• **Work required**: Extract the full listing verbatim and drop any pictures from your copy.

• **Data provided**:
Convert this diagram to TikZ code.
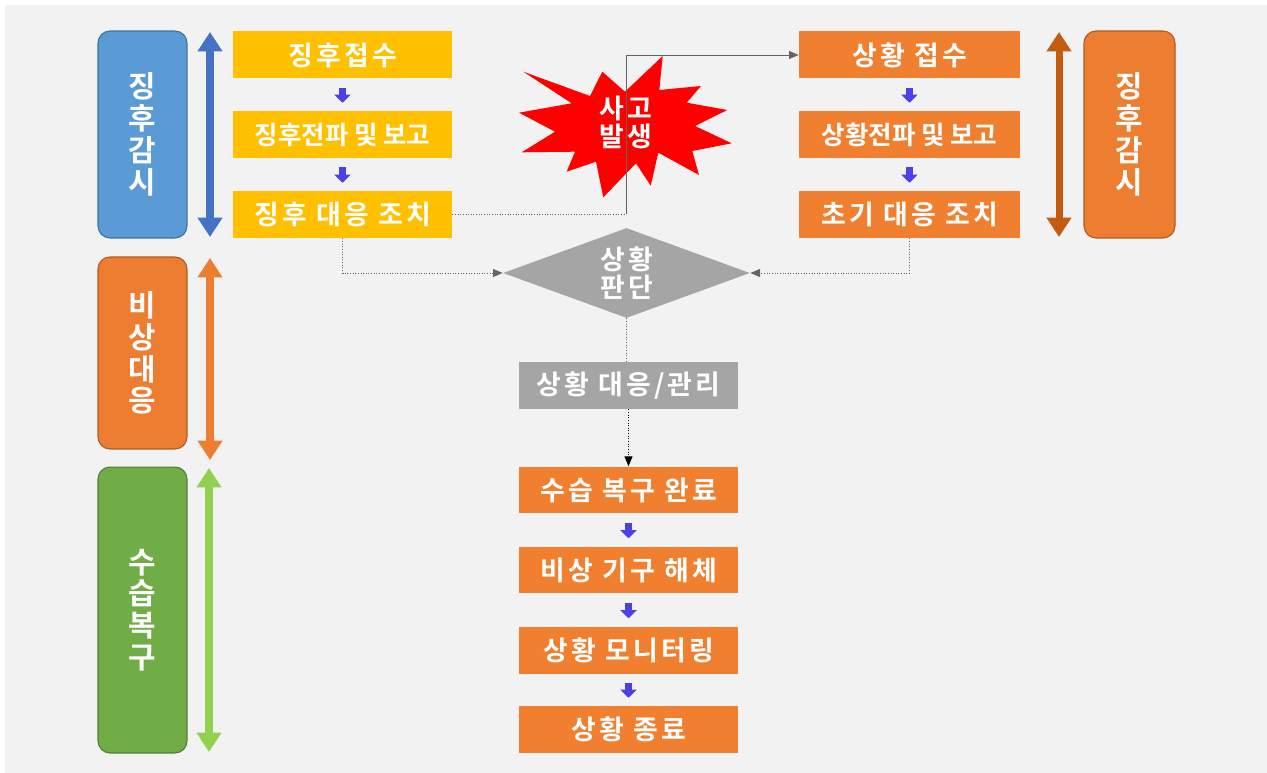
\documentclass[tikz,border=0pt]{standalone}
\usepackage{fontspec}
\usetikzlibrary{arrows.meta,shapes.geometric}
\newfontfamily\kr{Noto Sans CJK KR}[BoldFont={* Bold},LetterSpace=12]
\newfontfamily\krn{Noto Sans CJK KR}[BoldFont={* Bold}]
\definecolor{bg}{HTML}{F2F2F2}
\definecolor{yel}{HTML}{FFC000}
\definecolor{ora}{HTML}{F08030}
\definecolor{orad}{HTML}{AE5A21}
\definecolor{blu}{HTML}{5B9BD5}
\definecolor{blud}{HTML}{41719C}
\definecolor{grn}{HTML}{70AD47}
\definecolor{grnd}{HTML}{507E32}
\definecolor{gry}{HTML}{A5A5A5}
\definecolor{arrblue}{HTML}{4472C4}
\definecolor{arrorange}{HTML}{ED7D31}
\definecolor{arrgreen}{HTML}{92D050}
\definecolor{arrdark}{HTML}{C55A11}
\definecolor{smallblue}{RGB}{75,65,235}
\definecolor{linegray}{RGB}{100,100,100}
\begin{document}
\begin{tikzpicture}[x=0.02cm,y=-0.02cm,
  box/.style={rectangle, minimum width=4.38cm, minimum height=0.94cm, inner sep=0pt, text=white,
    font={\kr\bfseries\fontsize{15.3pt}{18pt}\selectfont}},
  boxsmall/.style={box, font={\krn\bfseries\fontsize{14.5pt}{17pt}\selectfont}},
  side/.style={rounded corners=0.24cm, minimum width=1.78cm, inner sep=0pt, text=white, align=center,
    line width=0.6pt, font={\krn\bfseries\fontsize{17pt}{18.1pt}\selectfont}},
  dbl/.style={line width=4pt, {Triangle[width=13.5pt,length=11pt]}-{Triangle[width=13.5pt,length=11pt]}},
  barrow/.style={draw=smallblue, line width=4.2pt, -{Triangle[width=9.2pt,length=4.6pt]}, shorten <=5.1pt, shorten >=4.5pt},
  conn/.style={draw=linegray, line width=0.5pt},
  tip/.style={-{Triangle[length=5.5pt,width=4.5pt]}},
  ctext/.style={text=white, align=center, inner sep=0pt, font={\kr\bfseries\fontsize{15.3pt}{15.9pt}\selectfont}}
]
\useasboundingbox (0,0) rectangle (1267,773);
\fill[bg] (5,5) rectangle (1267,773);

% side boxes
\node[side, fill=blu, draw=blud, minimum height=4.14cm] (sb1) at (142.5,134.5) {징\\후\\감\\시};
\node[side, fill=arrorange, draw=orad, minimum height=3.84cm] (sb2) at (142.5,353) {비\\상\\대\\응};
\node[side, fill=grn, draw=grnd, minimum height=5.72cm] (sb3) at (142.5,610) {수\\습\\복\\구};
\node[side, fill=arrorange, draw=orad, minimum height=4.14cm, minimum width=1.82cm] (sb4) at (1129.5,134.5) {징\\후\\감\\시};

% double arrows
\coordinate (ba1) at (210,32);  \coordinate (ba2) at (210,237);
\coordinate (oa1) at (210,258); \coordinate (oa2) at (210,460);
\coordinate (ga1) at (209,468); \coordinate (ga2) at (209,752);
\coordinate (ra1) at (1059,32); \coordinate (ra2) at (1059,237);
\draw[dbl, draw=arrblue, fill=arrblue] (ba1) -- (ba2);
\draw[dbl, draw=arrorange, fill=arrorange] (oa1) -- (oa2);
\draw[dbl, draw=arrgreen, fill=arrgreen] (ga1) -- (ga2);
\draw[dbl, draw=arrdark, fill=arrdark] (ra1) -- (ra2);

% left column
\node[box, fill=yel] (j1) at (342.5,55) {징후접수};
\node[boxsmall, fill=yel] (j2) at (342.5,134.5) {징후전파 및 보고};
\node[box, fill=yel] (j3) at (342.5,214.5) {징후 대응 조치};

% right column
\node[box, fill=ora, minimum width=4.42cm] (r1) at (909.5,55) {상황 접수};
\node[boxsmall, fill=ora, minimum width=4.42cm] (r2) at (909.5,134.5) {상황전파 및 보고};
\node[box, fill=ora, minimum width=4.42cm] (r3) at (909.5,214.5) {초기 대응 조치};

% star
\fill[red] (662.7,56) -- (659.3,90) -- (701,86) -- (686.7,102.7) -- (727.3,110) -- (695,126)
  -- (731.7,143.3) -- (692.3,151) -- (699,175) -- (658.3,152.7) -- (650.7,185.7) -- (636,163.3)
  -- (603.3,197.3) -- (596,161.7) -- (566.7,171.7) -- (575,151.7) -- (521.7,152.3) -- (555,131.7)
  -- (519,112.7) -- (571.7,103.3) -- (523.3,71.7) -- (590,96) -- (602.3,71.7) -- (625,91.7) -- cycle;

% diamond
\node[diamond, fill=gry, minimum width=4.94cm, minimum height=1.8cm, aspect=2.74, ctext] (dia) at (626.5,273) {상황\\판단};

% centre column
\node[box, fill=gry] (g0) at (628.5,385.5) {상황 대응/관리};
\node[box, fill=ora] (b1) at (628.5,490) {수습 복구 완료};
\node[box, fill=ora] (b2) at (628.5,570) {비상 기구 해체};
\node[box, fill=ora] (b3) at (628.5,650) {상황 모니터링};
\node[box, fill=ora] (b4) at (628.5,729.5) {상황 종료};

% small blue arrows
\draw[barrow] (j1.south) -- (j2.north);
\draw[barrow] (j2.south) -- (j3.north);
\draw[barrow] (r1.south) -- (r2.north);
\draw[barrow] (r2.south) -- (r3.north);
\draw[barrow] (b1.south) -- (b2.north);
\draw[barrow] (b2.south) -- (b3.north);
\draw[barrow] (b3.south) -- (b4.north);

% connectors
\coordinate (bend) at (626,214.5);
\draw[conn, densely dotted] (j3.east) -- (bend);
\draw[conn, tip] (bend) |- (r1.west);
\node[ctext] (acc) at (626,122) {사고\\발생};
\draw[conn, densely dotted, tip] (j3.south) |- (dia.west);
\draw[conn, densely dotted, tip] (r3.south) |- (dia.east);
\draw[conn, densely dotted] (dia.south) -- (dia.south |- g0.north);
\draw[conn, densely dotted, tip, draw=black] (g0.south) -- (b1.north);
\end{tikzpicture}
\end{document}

• **Answer in full**:
Convert this diagram to TikZ code.
\documentclass[tikz,border=0pt]{standalone}
\usepackage{fontspec}
\usetikzlibrary{arrows.meta,shapes.geometric}
\newfontfamily\kr{Noto Sans CJK KR}[BoldFont={* Bold},LetterSpace=12]
\newfontfamily\krn{Noto Sans CJK KR}[BoldFont={* Bold}]
\definecolor{bg}{HTML}{F2F2F2}
\definecolor{yel}{HTML}{FFC000}
\definecolor{ora}{HTML}{F08030}
\definecolor{orad}{HTML}{AE5A21}
\definecolor{blu}{HTML}{5B9BD5}
\definecolor{blud}{HTML}{41719C}
\definecolor{grn}{HTML}{70AD47}
\definecolor{grnd}{HTML}{507E32}
\definecolor{gry}{HTML}{A5A5A5}
\definecolor{arrblue}{HTML}{4472C4}
\definecolor{arrorange}{HTML}{ED7D31}
\definecolor{arrgreen}{HTML}{92D050}
\definecolor{arrdark}{HTML}{C55A11}
\definecolor{smallblue}{RGB}{75,65,235}
\definecolor{linegray}{RGB}{100,100,100}
\begin{document}
\begin{tikzpicture}[x=0.02cm,y=-0.02cm,
  box/.style={rectangle, minimum width=4.38cm, minimum height=0.94cm, inner sep=0pt, text=white,
    font={\kr\bfseries\fontsize{15.3pt}{18pt}\selectfont}},
  boxsmall/.style={box, font={\krn\bfseries\fontsize{14.5pt}{17pt}\selectfont}},
  side/.style={rounded corners=0.24cm, minimum width=1.78cm, inner sep=0pt, text=white, align=center,
    line width=0.6pt, font={\krn\bfseries\fontsize{17pt}{18.1pt}\selectfont}},
  dbl/.style={line width=4pt, {Triangle[width=13.5pt,length=11pt]}-{Triangle[width=13.5pt,length=11pt]}},
  barrow/.style={draw=smallblue, line width=4.2pt, -{Triangle[width=9.2pt,length=4.6pt]}, shorten <=5.1pt, shorten >=4.5pt},
  conn/.style={draw=linegray, line width=0.5pt},
  tip/.style={-{Triangle[length=5.5pt,width=4.5pt]}},
  ctext/.style={text=white, align=center, inner sep=0pt, font={\kr\bfseries\fontsize{15.3pt}{15.9pt}\selectfont}}
]
\useasboundingbox (0,0) rectangle (1267,773);
\fill[bg] (5,5) rectangle (1267,773);

% side boxes
\node[side, fill=blu, draw=blud, minimum height=4.14cm] (sb1) at (142.5,134.5) {징\\후\\감\\시};
\node[side, fill=arrorange, draw=orad, minimum height=3.84cm] (sb2) at (142.5,353) {비\\상\\대\\응};
\node[side, fill=grn, draw=grnd, minimum height=5.72cm] (sb3) at (142.5,610) {수\\습\\복\\구};
\node[side, fill=arrorange, draw=orad, minimum height=4.14cm, minimum width=1.82cm] (sb4) at (1129.5,134.5) {징\\후\\감\\시};

% double arrows
\coordinate (ba1) at (210,32);  \coordinate (ba2) at (210,237);
\coordinate (oa1) at (210,258); \coordinate (oa2) at (210,460);
\coordinate (ga1) at (209,468); \coordinate (ga2) at (209,752);
\coordinate (ra1) at (1059,32); \coordinate (ra2) at (1059,237);
\draw[dbl, draw=arrblue, fill=arrblue] (ba1) -- (ba2);
\draw[dbl, draw=arrorange, fill=arrorange] (oa1) -- (oa2);
\draw[dbl, draw=arrgreen, fill=arrgreen] (ga1) -- (ga2);
\draw[dbl, draw=arrdark, fill=arrdark] (ra1) -- (ra2);

% left column
\node[box, fill=yel] (j1) at (342.5,55) {징후접수};
\node[boxsmall, fill=yel] (j2) at (342.5,134.5) {징후전파 및 보고};
\node[box, fill=yel] (j3) at (342.5,214.5) {징후 대응 조치};

% right column
\node[box, fill=ora, minimum width=4.42cm] (r1) at (909.5,55) {상황 접수};
\node[boxsmall, fill=ora, minimum width=4.42cm] (r2) at (909.5,134.5) {상황전파 및 보고};
\node[box, fill=ora, minimum width=4.42cm] (r3) at (909.5,214.5) {초기 대응 조치};

% star
\fill[red] (662.7,56) -- (659.3,90) -- (701,86) -- (686.7,102.7) -- (727.3,110) -- (695,126)
  -- (731.7,143.3) -- (692.3,151) -- (699,175) -- (658.3,152.7) -- (650.7,185.7) -- (636,163.3)
  -- (603.3,197.3) -- (596,161.7) -- (566.7,171.7) -- (575,151.7) -- (521.7,152.3) -- (555,131.7)
  -- (519,112.7) -- (571.7,103.3) -- (523.3,71.7) -- (590,96) -- (602.3,71.7) -- (625,91.7) -- cycle;

% diamond
\node[diamond, fill=gry, minimum width=4.94cm, minimum height=1.8cm, aspect=2.74, ctext] (dia) at (626.5,273) {상황\\판단};

% centre column
\node[box, fill=gry] (g0) at (628.5,385.5) {상황 대응/관리};
\node[box, fill=ora] (b1) at (628.5,490) {수습 복구 완료};
\node[box, fill=ora] (b2) at (628.5,570) {비상 기구 해체};
\node[box, fill=ora] (b3) at (628.5,650) {상황 모니터링};
\node[box, fill=ora] (b4) at (628.5,729.5) {상황 종료};

% small blue arrows
\draw[barrow] (j1.south) -- (j2.north);
\draw[barrow] (j2.south) -- (j3.north);
\draw[barrow] (r1.south) -- (r2.north);
\draw[barrow] (r2.south) -- (r3.north);
\draw[barrow] (b1.south) -- (b2.north);
\draw[barrow] (b2.south) -- (b3.north);
\draw[barrow] (b3.south) -- (b4.north);

% connectors
\coordinate (bend) at (626,214.5);
\draw[conn, densely dotted] (j3.east) -- (bend);
\draw[conn, tip] (bend) |- (r1.west);
\node[ctext] (acc) at (626,122) {사고\\발생};
\draw[conn, densely dotted, tip] (j3.south) |- (dia.west);
\draw[conn, densely dotted, tip] (r3.south) |- (dia.east);
\draw[conn, densely dotted] (dia.south) -- (dia.south |- g0.north);
\draw[conn, densely dotted, tip, draw=black] (g0.south) -- (b1.north);
\end{tikzpicture}
\end{document}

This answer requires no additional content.